### Task objective
Your copy of the material must match it exactly, except that pictures are dropped.

### Provided material

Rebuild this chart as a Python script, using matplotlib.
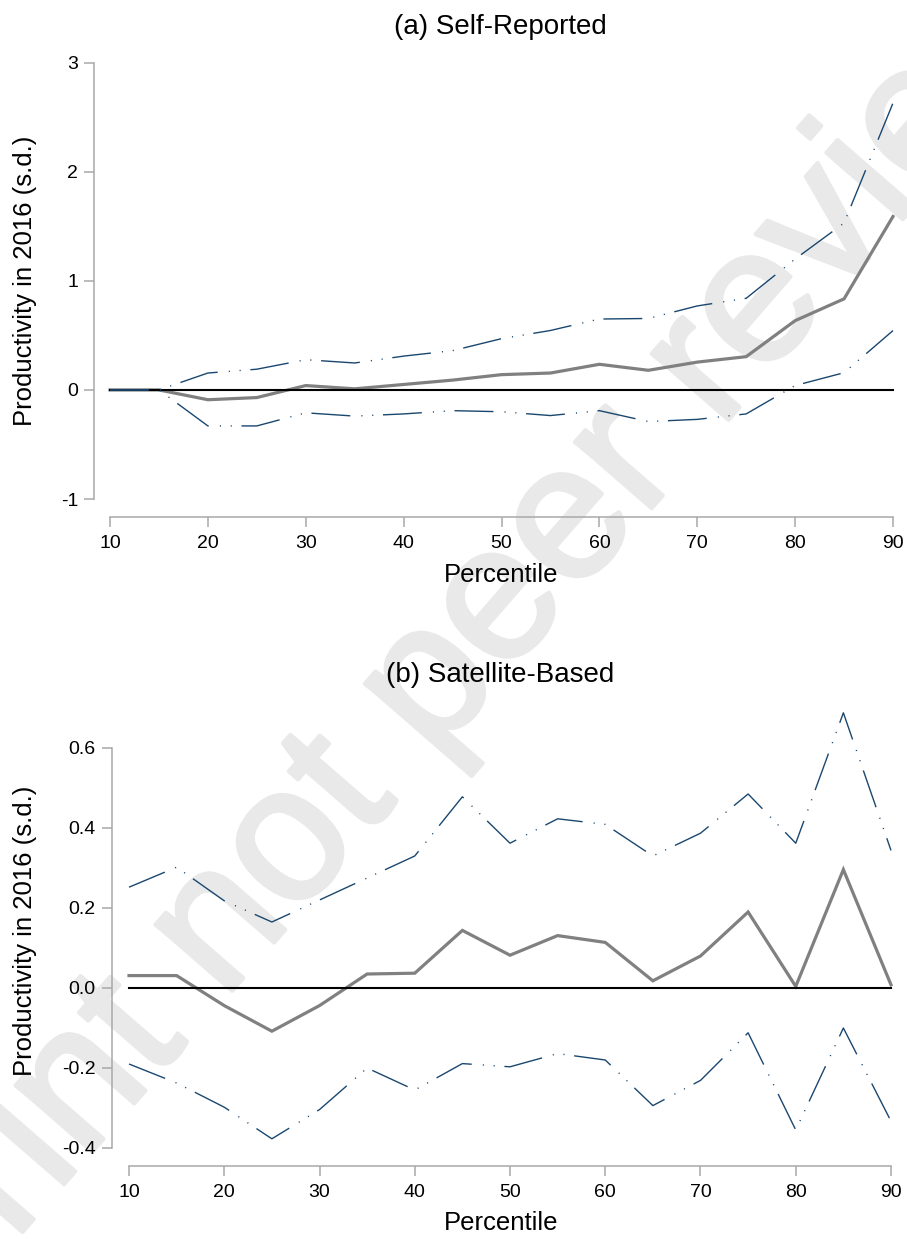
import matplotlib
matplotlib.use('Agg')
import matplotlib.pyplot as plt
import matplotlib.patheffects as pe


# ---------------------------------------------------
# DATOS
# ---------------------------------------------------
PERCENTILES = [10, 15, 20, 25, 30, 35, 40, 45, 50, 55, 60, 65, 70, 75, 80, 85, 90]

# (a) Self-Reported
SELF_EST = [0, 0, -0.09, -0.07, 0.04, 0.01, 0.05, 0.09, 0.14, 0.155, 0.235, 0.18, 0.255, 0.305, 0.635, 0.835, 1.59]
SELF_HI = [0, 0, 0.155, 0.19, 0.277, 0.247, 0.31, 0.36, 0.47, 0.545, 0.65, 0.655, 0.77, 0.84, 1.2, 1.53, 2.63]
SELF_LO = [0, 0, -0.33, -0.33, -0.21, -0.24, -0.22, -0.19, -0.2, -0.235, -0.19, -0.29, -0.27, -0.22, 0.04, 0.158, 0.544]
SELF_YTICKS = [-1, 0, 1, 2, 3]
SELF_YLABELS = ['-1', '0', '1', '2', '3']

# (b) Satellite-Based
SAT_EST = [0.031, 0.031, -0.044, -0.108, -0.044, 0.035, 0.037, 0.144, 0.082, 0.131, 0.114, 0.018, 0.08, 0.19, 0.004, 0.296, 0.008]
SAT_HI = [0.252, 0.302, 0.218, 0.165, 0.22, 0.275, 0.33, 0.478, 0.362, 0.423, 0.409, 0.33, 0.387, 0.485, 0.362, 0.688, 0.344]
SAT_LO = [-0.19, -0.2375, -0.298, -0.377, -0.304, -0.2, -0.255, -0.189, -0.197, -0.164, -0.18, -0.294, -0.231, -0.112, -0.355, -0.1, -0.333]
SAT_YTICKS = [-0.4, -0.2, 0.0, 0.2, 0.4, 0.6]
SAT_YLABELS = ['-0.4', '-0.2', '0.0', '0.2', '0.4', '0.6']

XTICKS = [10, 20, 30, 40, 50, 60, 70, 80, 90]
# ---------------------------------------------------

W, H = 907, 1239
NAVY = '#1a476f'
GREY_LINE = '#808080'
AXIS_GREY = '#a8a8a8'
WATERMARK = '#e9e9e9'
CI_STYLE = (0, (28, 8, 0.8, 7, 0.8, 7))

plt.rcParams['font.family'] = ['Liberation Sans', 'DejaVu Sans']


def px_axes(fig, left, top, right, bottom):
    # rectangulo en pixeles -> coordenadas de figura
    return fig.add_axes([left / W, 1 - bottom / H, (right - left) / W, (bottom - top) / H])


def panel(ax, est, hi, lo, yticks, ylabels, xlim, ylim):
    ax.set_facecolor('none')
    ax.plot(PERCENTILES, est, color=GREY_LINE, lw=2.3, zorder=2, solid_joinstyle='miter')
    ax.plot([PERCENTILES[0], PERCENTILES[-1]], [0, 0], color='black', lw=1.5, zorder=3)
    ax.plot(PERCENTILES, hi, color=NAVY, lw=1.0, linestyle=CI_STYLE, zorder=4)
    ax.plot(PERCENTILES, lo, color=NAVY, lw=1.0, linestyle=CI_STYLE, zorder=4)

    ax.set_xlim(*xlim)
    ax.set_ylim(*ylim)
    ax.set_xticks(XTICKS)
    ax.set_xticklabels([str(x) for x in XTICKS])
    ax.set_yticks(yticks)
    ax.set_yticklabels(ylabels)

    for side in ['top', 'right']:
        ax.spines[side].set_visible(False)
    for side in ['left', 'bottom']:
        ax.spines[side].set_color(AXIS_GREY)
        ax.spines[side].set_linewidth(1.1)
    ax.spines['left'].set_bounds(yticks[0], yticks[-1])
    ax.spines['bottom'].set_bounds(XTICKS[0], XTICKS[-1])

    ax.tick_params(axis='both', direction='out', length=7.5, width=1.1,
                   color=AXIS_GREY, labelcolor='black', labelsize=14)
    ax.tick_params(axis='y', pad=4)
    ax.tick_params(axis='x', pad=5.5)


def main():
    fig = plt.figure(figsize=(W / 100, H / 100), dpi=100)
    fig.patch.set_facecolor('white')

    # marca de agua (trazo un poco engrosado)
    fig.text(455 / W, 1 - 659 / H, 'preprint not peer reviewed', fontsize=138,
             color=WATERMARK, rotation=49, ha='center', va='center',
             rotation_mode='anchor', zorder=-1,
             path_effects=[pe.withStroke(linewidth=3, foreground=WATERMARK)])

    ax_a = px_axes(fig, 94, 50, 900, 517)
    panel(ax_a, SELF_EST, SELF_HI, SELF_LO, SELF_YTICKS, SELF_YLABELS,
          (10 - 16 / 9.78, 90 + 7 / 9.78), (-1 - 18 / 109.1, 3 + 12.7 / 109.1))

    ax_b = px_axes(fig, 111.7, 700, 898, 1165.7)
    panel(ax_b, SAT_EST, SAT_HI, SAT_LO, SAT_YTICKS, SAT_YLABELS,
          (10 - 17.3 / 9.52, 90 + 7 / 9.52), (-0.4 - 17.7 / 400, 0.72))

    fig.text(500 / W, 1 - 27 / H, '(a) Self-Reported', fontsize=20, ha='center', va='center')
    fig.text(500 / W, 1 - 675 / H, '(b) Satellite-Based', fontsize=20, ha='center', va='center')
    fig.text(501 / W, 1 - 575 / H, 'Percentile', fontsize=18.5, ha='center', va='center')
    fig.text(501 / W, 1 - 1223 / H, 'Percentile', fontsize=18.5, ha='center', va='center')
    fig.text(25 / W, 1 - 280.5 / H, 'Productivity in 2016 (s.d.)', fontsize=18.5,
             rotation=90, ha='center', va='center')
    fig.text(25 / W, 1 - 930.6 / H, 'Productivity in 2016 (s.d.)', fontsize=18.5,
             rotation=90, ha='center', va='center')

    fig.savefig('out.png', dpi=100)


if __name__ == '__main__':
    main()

### Result for this exercise
Rebuild this chart as a Python script, using matplotlib.
import matplotlib
matplotlib.use('Agg')
import matplotlib.pyplot as plt
import matplotlib.patheffects as pe


# ---------------------------------------------------
# DATOS
# ---------------------------------------------------
PERCENTILES = [10, 15, 20, 25, 30, 35, 40, 45, 50, 55, 60, 65, 70, 75, 80, 85, 90]

# (a) Self-Reported
SELF_EST = [0, 0, -0.09, -0.07, 0.04, 0.01, 0.05, 0.09, 0.14, 0.155, 0.235, 0.18, 0.255, 0.305, 0.635, 0.835, 1.59]
SELF_HI = [0, 0, 0.155, 0.19, 0.277, 0.247, 0.31, 0.36, 0.47, 0.545, 0.65, 0.655, 0.77, 0.84, 1.2, 1.53, 2.63]
SELF_LO = [0, 0, -0.33, -0.33, -0.21, -0.24, -0.22, -0.19, -0.2, -0.235, -0.19, -0.29, -0.27, -0.22, 0.04, 0.158, 0.544]
SELF_YTICKS = [-1, 0, 1, 2, 3]
SELF_YLABELS = ['-1', '0', '1', '2', '3']

# (b) Satellite-Based
SAT_EST = [0.031, 0.031, -0.044, -0.108, -0.044, 0.035, 0.037, 0.144, 0.082, 0.131, 0.114, 0.018, 0.08, 0.19, 0.004, 0.296, 0.008]
SAT_HI = [0.252, 0.302, 0.218, 0.165, 0.22, 0.275, 0.33, 0.478, 0.362, 0.423, 0.409, 0.33, 0.387, 0.485, 0.362, 0.688, 0.344]
SAT_LO = [-0.19, -0.2375, -0.298, -0.377, -0.304, -0.2, -0.255, -0.189, -0.197, -0.164, -0.18, -0.294, -0.231, -0.112, -0.355, -0.1, -0.333]
SAT_YTICKS = [-0.4, -0.2, 0.0, 0.2, 0.4, 0.6]
SAT_YLABELS = ['-0.4', '-0.2', '0.0', '0.2', '0.4', '0.6']

XTICKS = [10, 20, 30, 40, 50, 60, 70, 80, 90]
# ---------------------------------------------------

W, H = 907, 1239
NAVY = '#1a476f'
GREY_LINE = '#808080'
AXIS_GREY = '#a8a8a8'
WATERMARK = '#e9e9e9'
CI_STYLE = (0, (28, 8, 0.8, 7, 0.8, 7))

plt.rcParams['font.family'] = ['Liberation Sans', 'DejaVu Sans']


def px_axes(fig, left, top, right, bottom):
    # rectangulo en pixeles -> coordenadas de figura
    return fig.add_axes([left / W, 1 - bottom / H, (right - left) / W, (bottom - top) / H])


def panel(ax, est, hi, lo, yticks, ylabels, xlim, ylim):
    ax.set_facecolor('none')
    ax.plot(PERCENTILES, est, color=GREY_LINE, lw=2.3, zorder=2, solid_joinstyle='miter')
    ax.plot([PERCENTILES[0], PERCENTILES[-1]], [0, 0], color='black', lw=1.5, zorder=3)
    ax.plot(PERCENTILES, hi, color=NAVY, lw=1.0, linestyle=CI_STYLE, zorder=4)
    ax.plot(PERCENTILES, lo, color=NAVY, lw=1.0, linestyle=CI_STYLE, zorder=4)

    ax.set_xlim(*xlim)
    ax.set_ylim(*ylim)
    ax.set_xticks(XTICKS)
    ax.set_xticklabels([str(x) for x in XTICKS])
    ax.set_yticks(yticks)
    ax.set_yticklabels(ylabels)

    for side in ['top', 'right']:
        ax.spines[side].set_visible(False)
    for side in ['left', 'bottom']:
        ax.spines[side].set_color(AXIS_GREY)
        ax.spines[side].set_linewidth(1.1)
    ax.spines['left'].set_bounds(yticks[0], yticks[-1])
    ax.spines['bottom'].set_bounds(XTICKS[0], XTICKS[-1])

    ax.tick_params(axis='both', direction='out', length=7.5, width=1.1,
                   color=AXIS_GREY, labelcolor='black', labelsize=14)
    ax.tick_params(axis='y', pad=4)
    ax.tick_params(axis='x', pad=5.5)


def main():
    fig = plt.figure(figsize=(W / 100, H / 100), dpi=100)
    fig.patch.set_facecolor('white')

    # marca de agua (trazo un poco engrosado)
    fig.text(455 / W, 1 - 659 / H, 'preprint not peer reviewed', fontsize=138,
             color=WATERMARK, rotation=49, ha='center', va='center',
             rotation_mode='anchor', zorder=-1,
             path_effects=[pe.withStroke(linewidth=3, foreground=WATERMARK)])

    ax_a = px_axes(fig, 94, 50, 900, 517)
    panel(ax_a, SELF_EST, SELF_HI, SELF_LO, SELF_YTICKS, SELF_YLABELS,
          (10 - 16 / 9.78, 90 + 7 / 9.78), (-1 - 18 / 109.1, 3 + 12.7 / 109.1))

    ax_b = px_axes(fig, 111.7, 700, 898, 1165.7)
    panel(ax_b, SAT_EST, SAT_HI, SAT_LO, SAT_YTICKS, SAT_YLABELS,
          (10 - 17.3 / 9.52, 90 + 7 / 9.52), (-0.4 - 17.7 / 400, 0.72))

    fig.text(500 / W, 1 - 27 / H, '(a) Self-Reported', fontsize=20, ha='center', va='center')
    fig.text(500 / W, 1 - 675 / H, '(b) Satellite-Based', fontsize=20, ha='center', va='center')
    fig.text(501 / W, 1 - 575 / H, 'Percentile', fontsize=18.5, ha='center', va='center')
    fig.text(501 / W, 1 - 1223 / H, 'Percentile', fontsize=18.5, ha='center', va='center')
    fig.text(25 / W, 1 - 280.5 / H, 'Productivity in 2016 (s.d.)', fontsize=18.5,
             rotation=90, ha='center', va='center')
    fig.text(25 / W, 1 - 930.6 / H, 'Productivity in 2016 (s.d.)', fontsize=18.5,
             rotation=90, ha='center', va='center')

    fig.savefig('out.png', dpi=100)


if __name__ == '__main__':
    main()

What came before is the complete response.